Chapter 2 Inpatient Service
What Will Help Me Be Successful on the Inpatient Service?
Your inpatient experience may be on a general pediatrics service, where patients span the age range from birth through late adolescence and manifest many different diseases and disorders. You may also spend time on a specialty service devoted to patients with specific disorders such as cardiac disease, malignancy, or gastrointestinal problems. The inpatient service occasionally may be limited to a specific age group, such as newborn infants or adolescents. In all instances, you should engage yourself with the activities of the specific service and take every opportunity to develop pediatric-specific skills in the interview and physical examination, as well as in clinical reasoning and communication. As you watch experienced clinicians work with patients and families, ask them to “think out loud” so that you may learn how they approach clinical problems and use clinical reasoning. Ask faculty and residents to observe you and give you feedback about your medical interview and physical examination skills. Request feedback about your write-ups and case presentations. Challenge yourself to make commitments about the differential diagnosis, to think critically about the evaluation process, and to develop a plan for the initial treatment of each patient. If your diagnosis, evaluation, and/or management do not match those of the resident and faculty physicians, challenge yourself to find out why. Do not expect your skills to be perfect, but strive to improve them. The list of key clinical experiences in Chapter 1 can assist you to organize your inpatient rotation.

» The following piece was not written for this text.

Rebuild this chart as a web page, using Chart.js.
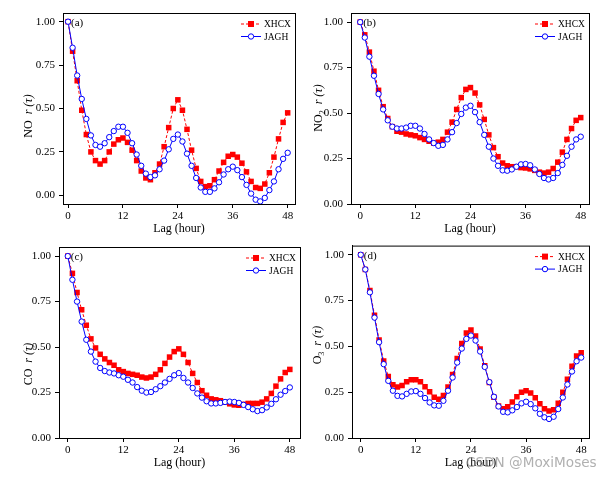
<!DOCTYPE html>
<html>
<head>
<meta charset="utf-8">
<script src="https://cdn.jsdelivr.net/npm/chart.js@4.4.1/dist/chart.umd.min.js"></script>
<style>
  html, body { margin: 0; padding: 0; background: #fff; }
  #wrap { position: relative; width: 609px; height: 478px; overflow: hidden; }
  .panel { position: absolute; }
  #mark {
    position: absolute; left: 466px; top: 454px; line-height: 17px;
    font: 13.6px "DejaVu Sans", sans-serif; color: rgba(150, 150, 150, 0.75);
    white-space: nowrap;
  }
</style>
</head>
<body>
<div id="wrap">
  <canvas class="panel" id="cA" width="305" height="240" style="left:0;top:0"></canvas>
  <canvas class="panel" id="cB" width="309" height="240" style="left:300px;top:0"></canvas>
  <canvas class="panel" id="cC" width="305" height="243" style="left:0;top:235px"></canvas>
  <canvas class="panel" id="cD" width="309" height="243" style="left:300px;top:235px"></canvas>
  <div id="mark">CSDN @MoxiMoses</div>
</div>
<script>
// lag axis (hours) and tick labels
const LAGS = [0, 1, 2, 3, 4, 5, 6, 7, 8, 9, 10, 11, 12, 13, 14, 15, 16, 17, 18, 19, 20, 21, 22, 23, 24,
  25, 26, 27, 28, 29, 30, 31, 32, 33, 34, 35, 36, 37, 38, 39, 40, 41, 42, 43, 44, 45, 46, 47, 48];
const X_TICKS = [0, 12, 24, 36, 48];
const Y_TICKS = [0, 0.25, 0.5, 0.75, 1];
const SERIES_NAMES = ["XHCX", "JAGH"];
const X_TITLE = "Lag (hour)";

// autocorrelation r(tau)
const NO_XHCX = [1.00, 0.83, 0.66, 0.49, 0.35, 0.25, 0.20, 0.18, 0.20, 0.25,
  0.295, 0.32, 0.33, 0.305, 0.26, 0.20, 0.14, 0.10, 0.09, 0.13,
  0.18, 0.28, 0.39, 0.50, 0.55, 0.49, 0.38, 0.26, 0.155, 0.08,
  0.05, 0.055, 0.09, 0.14, 0.19, 0.225, 0.235, 0.22, 0.185, 0.135,
  0.08, 0.045, 0.04, 0.065, 0.13, 0.22, 0.325, 0.42, 0.475];
const NO_JAGH = [1.00, 0.85, 0.69, 0.555, 0.44, 0.345, 0.29, 0.28, 0.30, 0.335,
  0.37, 0.395, 0.395, 0.36, 0.30, 0.235, 0.17, 0.125, 0.105, 0.115,
  0.15, 0.20, 0.265, 0.325, 0.35, 0.31, 0.24, 0.17, 0.10, 0.045,
  0.02, 0.02, 0.04, 0.075, 0.12, 0.15, 0.165, 0.145, 0.105, 0.06,
  0.01, -0.025, -0.035, -0.015, 0.03, 0.08, 0.15, 0.21, 0.245];

const NO2_XHCX = [1.00, 0.93, 0.835, 0.73, 0.625, 0.535, 0.47, 0.425, 0.40, 0.395,
  0.385, 0.38, 0.375, 0.365, 0.355, 0.345, 0.335, 0.34, 0.355, 0.395,
  0.45, 0.52, 0.585, 0.63, 0.64, 0.61, 0.545, 0.465, 0.38, 0.31,
  0.26, 0.225, 0.21, 0.205, 0.205, 0.20, 0.198, 0.193, 0.185, 0.175,
  0.17, 0.175, 0.195, 0.23, 0.285, 0.355, 0.415, 0.46, 0.475];
const NO2_JAGH = [1.00, 0.915, 0.81, 0.705, 0.605, 0.52, 0.46, 0.425, 0.415, 0.415,
  0.42, 0.43, 0.43, 0.415, 0.385, 0.355, 0.335, 0.32, 0.325, 0.355,
  0.395, 0.445, 0.495, 0.53, 0.54, 0.505, 0.45, 0.38, 0.315, 0.25,
  0.21, 0.185, 0.183, 0.19, 0.205, 0.218, 0.22, 0.213, 0.19, 0.165,
  0.143, 0.135, 0.143, 0.17, 0.215, 0.265, 0.315, 0.355, 0.37];

const CO_XHCX = [1.00, 0.905, 0.80, 0.705, 0.62, 0.545, 0.495, 0.46, 0.435, 0.415,
  0.40, 0.375, 0.365, 0.355, 0.35, 0.345, 0.335, 0.33, 0.335, 0.35,
  0.375, 0.41, 0.445, 0.475, 0.49, 0.46, 0.415, 0.355, 0.305, 0.26,
  0.235, 0.215, 0.21, 0.205, 0.197, 0.188, 0.182, 0.18, 0.185, 0.19,
  0.19, 0.19, 0.197, 0.215, 0.245, 0.285, 0.325, 0.36, 0.377];
const CO_JAGH = [1.00, 0.87, 0.75, 0.64, 0.54, 0.475, 0.42, 0.385, 0.368, 0.36,
  0.355, 0.345, 0.337, 0.32, 0.305, 0.28, 0.26, 0.25, 0.253, 0.268,
  0.285, 0.305, 0.325, 0.345, 0.357, 0.33, 0.305, 0.275, 0.245, 0.222,
  0.202, 0.19, 0.19, 0.193, 0.198, 0.20, 0.198, 0.193, 0.182, 0.17,
  0.158, 0.148, 0.153, 0.168, 0.188, 0.213, 0.238, 0.258, 0.278];

const O3_XHCX = [1.00, 0.92, 0.805, 0.67, 0.535, 0.42, 0.335, 0.29, 0.278, 0.287,
  0.307, 0.318, 0.318, 0.307, 0.28, 0.252, 0.222, 0.212, 0.232, 0.278,
  0.347, 0.434, 0.515, 0.573, 0.59, 0.557, 0.485, 0.394, 0.303, 0.223,
  0.174, 0.16, 0.17, 0.196, 0.225, 0.25, 0.258, 0.245, 0.22, 0.187,
  0.16, 0.147, 0.154, 0.189, 0.249, 0.32, 0.392, 0.448, 0.465];
const O3_JAGH = [1.00, 0.92, 0.795, 0.657, 0.523, 0.403, 0.312, 0.258, 0.23, 0.227,
  0.241, 0.254, 0.256, 0.241, 0.218, 0.194, 0.178, 0.176, 0.203, 0.258,
  0.33, 0.412, 0.488, 0.541, 0.559, 0.532, 0.472, 0.388, 0.305, 0.225,
  0.172, 0.143, 0.14, 0.151, 0.169, 0.189, 0.198, 0.185, 0.162, 0.132,
  0.113, 0.104, 0.116, 0.158, 0.221, 0.292, 0.363, 0.419, 0.439];

const SERIF = "'Liberation Serif', 'Times New Roman', serif";
const RED = "#ff0000";
const BLUE = "#0000ff";

// frame, legend, panel tag and the mixed-font y title are drawn here
const decoPlugin = {
  id: "deco",
  afterDraw(chart, args, o) {
    const { ctx, chartArea: a, scales } = chart;
    ctx.save();
    ctx.strokeStyle = "#000";
    ctx.lineWidth = 1;
    ctx.setLineDash([]);
    ctx.strokeRect(a.left + 0.5, a.top + 0.5, a.right - a.left, a.bottom - a.top);

    // panel tag, next to the first point
    ctx.fillStyle = "#000";
    ctx.font = "11px " + SERIF;
    ctx.textBaseline = "middle";
    ctx.textAlign = "left";
    ctx.fillText(o.tag, scales.x.getPixelForValue(0) + 3, scales.y.getPixelForValue(1) + 1);

    // legend (top right, inside the frame)
    const ds = chart.data.datasets;
    ds.forEach((d, i) => {
      const y = a.top + 11 + i * 12.5;
      const x0 = a.right - 54, x1 = a.right - 34, xm = (x0 + x1) / 2;
      ctx.strokeStyle = d.borderColor;
      ctx.lineWidth = 1;
      ctx.setLineDash(d.borderDash || []);
      ctx.beginPath();
      ctx.moveTo(x0, y); ctx.lineTo(x1, y);
      ctx.stroke();
      ctx.setLineDash([]);
      if (d.pointStyle === "rect") {
        ctx.fillStyle = d.pointBackgroundColor;
        ctx.fillRect(xm - 3, y - 3, 6, 6);
      } else {
        ctx.fillStyle = "#fff";
        ctx.beginPath();
        ctx.arc(xm, y, d.pointRadius, 0, Math.PI * 2);
        ctx.fill();
        ctx.stroke();
      }
      ctx.fillStyle = "#000";
      ctx.font = "9.5px " + SERIF;
      ctx.fillText(d.label, a.right - 31, y + 0.5);
    });

    // x title
    ctx.font = "12px " + SERIF;
    ctx.textAlign = "center";
    ctx.fillText(X_TITLE, (a.left + a.right) / 2, a.bottom + 25);

    // y title: species (with subscript) + italic r (tau)
    const parts = o.yTitle;
    let total = 0;
    parts.forEach(p => { ctx.font = p.f; p.w = ctx.measureText(p.t).width; total += p.w; });
    ctx.translate(o.titleX, o.titleY);
    ctx.rotate(-Math.PI / 2);
    ctx.textAlign = "left";
    ctx.textBaseline = "alphabetic";
    let cx = -total / 2;
    parts.forEach(p => {
      ctx.font = p.f;
      ctx.fillText(p.t, cx, 4 + (p.dy || 0));
      cx += p.w;
    });
    ctx.restore();
  }
};

function titleParts(species, sub) {
  const up = "12px " + SERIF, it = "italic 12px " + SERIF;
  const p = [{ t: species, f: up }];
  if (sub) p.push({ t: sub, f: "8px " + SERIF, dy: 3 });
  p.push({ t: "  ", f: up });
  p.push({ t: "r (τ)", f: it });
  return p;
}

function makePanel(id, xhcx, jagh, g) {
  const ticksFrom = list => scale => { scale.ticks = list.map(v => ({ value: v })); };
  new Chart(document.getElementById(id), {
    type: "line",
    data: {
      datasets: [
        {
          label: SERIES_NAMES[0],
          data: LAGS.map((x, i) => ({ x, y: xhcx[i] })),
          borderColor: RED,
          borderWidth: 1,
          borderDash: [3, 2],
          pointStyle: "rect",
          pointRadius: 3.9,
          pointBackgroundColor: RED,
          pointBorderWidth: 0,
          order: 1,
        },
        {
          label: SERIES_NAMES[1],
          data: LAGS.map((x, i) => ({ x, y: jagh[i] })),
          borderColor: BLUE,
          borderWidth: 1,
          pointStyle: "circle",
          pointRadius: 2.7,
          pointBackgroundColor: "#fff",
          pointBorderColor: BLUE,
          pointBorderWidth: 1,
          order: 0,
        },
      ],
    },
    options: {
      responsive: false,
      animation: false,
      layout: { padding: { top: g.top, right: g.right, left: 0, bottom: 0 } },
      plugins: {
        legend: { display: false },
        tooltip: { enabled: false },
        deco: { tag: g.tag, yTitle: g.yTitle, titleX: g.titleX, titleY: g.titleY },
      },
      scales: {
        x: {
          type: "linear",
          min: g.xMin, max: g.xMax,
          afterBuildTicks: ticksFrom(X_TICKS),
          afterFit: s => { s.height = g.xH; },
          grid: { drawOnChartArea: false, drawTicks: true, tickLength: 4, color: "#000" },
          border: { display: true, color: "#000", width: 1 },
          ticks: { color: "#000", padding: 2, maxRotation: 0, font: { family: SERIF, size: 11 } },
        },
        y: {
          min: g.yMin, max: 1.05,
          afterBuildTicks: ticksFrom(Y_TICKS),
          afterFit: s => { s.width = g.yW; },
          grid: { drawOnChartArea: false, drawTicks: true, tickLength: 4, color: "#000" },
          border: { display: true, color: "#000", width: 1 },
          ticks: { color: "#000", padding: 4, font: { family: SERIF, size: 11 }, callback: v => v.toFixed(2) },
        },
      },
    },
    plugins: [decoPlugin],
  });
}

makePanel("cA", NO_XHCX, NO_JAGH, {
  tag: "(a)", yTitle: titleParts("NO"), titleX: 28, titleY: 116,
  top: 13, right: 10, xH: 36, yW: 63, xMin: -1.1, xMax: 49.6, yMin: -0.05,
});
makePanel("cB", NO2_XHCX, NO2_JAGH, {
  tag: "(b)", yTitle: titleParts("NO", "2"), titleX: 18, titleY: 108,
  top: 13, right: 20, xH: 36, yW: 51, xMin: -2.0, xMax: 49.8, yMin: 0,
});
makePanel("cC", CO_XHCX, CO_JAGH, {
  tag: "(c)", yTitle: titleParts("CO"), titleX: 28, titleY: 129,
  top: 12, right: 5, xH: 40, yW: 59, xMin: -1.9, xMax: 50.2, yMin: 0,
});
makePanel("cD", O3_XHCX, O3_JAGH, {
  tag: "(d)", yTitle: titleParts("O", "3"), titleX: 17, titleY: 110,
  top: 10, right: 20, xH: 40, yW: 52, xMin: -1.9, xMax: 49.7, yMin: 0,
});
</script>
</body>
</html>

What Is My Role on an Inpatient Service?
Your major job is to become a competent clinician. The clerkship is your opportunity to develop the basic skills that will be the foundation of your future clinical education and practice. To do this, you must be an active member of the team, not just a scribe, data collector, or “gofer.” As one of a small number of students on the service, you will be highly visible, and your enthusiasm, participation, and motivation will be noted. On busy services, you will have a key role in day-to-day patient management, but if you wait to be “invited” to work up patients, you may be overlooked (or worse, viewed as uninterested). Above all, keep your eyes and ears open: You may be the only one to identify a key finding. You may be the communication link between the patient/family and the team, so talk regularly with your patients and their families, but do not attempt to give information that is beyond your level of experience and knowledge. You may be asked to discuss clinical progress with a patient and family, but a resident or staff physician will usually supervise this closely. You will often be asked to bring information from the literature to the team about specific diagnostic or management issues. The discussion on evidence-based medicine (Chapter 7) will assist with these assignments.